In this chapter, we will try to answer these questions by exploring how our senses take in information from the environment and how our brains use this information to construct a model of the world. We will focus on two closely connected sets of processes that enable us to know what is happening both inside our bodies and in the world beyond our own skins. The first, sensation, produces an immediate awareness of sound, color, form, and other building blocks of consciousness. Without sensation, we would lose touch with reality. But to make sense of the world impinging on our senses, we also need perception to organize sensory information into meaningful patterns.
If you stare at the cube, the surface on the outside and front will suddenly be on the inside and back, or vice versa, because your brain can interpret the sensory image in two different ways. The other blue-and-white drawing can also be perceived in two ways. Do you see them?
As an example of how the processes of sensation and perception are separable yet intertwined, consider an unusual condition called prosopagnosia. People with this disorder have an inability to perceive faces, due to deficits in a specific area of the brain called the fusiform gyrus. Their eyes work just fine; there's no problem with sensing visual information in the world. But their ability to perceive those sensory impulses as a human face is compromised. Although sensation and perception usually “feel” to us like one seamless process, we learn in this chapter that they can be distinguished by where and how they occur, and by disruptions that might affect one process but not the other.
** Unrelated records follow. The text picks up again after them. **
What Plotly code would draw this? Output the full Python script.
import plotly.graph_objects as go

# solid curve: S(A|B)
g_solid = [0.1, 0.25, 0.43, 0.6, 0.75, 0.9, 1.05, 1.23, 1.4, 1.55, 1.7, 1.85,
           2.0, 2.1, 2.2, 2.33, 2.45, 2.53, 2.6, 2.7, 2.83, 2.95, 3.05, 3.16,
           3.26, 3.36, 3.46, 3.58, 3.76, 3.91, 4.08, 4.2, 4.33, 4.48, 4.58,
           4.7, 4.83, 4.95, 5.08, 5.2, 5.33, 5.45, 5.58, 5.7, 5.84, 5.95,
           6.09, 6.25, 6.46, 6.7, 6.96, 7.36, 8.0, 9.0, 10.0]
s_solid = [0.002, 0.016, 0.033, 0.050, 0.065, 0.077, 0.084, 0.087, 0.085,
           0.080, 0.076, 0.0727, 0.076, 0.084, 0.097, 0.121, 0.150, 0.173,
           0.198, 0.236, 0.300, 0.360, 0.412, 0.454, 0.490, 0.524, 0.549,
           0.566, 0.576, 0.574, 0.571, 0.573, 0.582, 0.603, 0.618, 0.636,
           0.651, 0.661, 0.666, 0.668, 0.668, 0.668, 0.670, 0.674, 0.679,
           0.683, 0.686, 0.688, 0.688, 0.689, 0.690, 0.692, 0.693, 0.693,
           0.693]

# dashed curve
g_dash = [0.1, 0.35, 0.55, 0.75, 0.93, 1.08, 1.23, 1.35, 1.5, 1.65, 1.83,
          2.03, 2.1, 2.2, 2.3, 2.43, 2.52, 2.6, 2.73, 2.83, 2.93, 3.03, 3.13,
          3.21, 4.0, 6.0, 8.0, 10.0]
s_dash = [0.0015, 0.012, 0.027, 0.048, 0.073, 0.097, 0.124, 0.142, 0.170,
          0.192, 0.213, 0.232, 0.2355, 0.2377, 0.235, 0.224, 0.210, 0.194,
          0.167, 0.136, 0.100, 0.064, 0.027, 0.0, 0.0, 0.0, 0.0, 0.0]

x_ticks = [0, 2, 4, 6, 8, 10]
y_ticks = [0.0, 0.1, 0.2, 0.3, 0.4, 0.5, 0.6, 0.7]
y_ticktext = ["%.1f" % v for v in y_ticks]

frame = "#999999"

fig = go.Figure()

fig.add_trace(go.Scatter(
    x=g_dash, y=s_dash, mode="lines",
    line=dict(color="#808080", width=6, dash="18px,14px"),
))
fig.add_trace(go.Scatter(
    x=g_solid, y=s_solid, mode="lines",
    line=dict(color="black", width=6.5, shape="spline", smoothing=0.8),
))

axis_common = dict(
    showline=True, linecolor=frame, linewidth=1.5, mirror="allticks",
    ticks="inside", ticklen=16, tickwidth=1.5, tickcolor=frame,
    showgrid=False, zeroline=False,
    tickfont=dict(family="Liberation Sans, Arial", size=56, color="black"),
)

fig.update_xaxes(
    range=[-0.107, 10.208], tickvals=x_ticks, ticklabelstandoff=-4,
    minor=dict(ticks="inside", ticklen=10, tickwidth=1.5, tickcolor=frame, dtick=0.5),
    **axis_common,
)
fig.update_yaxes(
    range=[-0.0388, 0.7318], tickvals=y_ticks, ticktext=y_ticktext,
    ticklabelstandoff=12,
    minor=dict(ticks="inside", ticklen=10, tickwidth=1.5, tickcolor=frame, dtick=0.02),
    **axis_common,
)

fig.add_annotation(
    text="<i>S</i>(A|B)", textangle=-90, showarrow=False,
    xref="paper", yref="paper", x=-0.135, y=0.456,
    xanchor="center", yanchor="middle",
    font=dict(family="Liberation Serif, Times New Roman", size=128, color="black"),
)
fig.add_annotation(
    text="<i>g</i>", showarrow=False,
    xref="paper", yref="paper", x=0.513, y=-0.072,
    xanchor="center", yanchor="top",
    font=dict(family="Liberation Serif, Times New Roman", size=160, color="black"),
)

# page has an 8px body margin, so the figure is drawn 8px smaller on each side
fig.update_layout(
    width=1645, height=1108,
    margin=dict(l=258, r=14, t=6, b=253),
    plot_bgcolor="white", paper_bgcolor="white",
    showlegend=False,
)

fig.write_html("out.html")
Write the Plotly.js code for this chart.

Sensation and perception are the foundation for learning, thinking, and acting. Findings about these processes can also be put to practical use, as in the design of industrial robots and in the training of pilots who must make crucial decisions based on what they sense and perceive. In addition, an understanding of sensation and perception helps us think more critically about our own experiences, and encourages in us a certain humility: Usually we are sure that what we sense and perceive must be true, yet sometimes we are just plain wrong.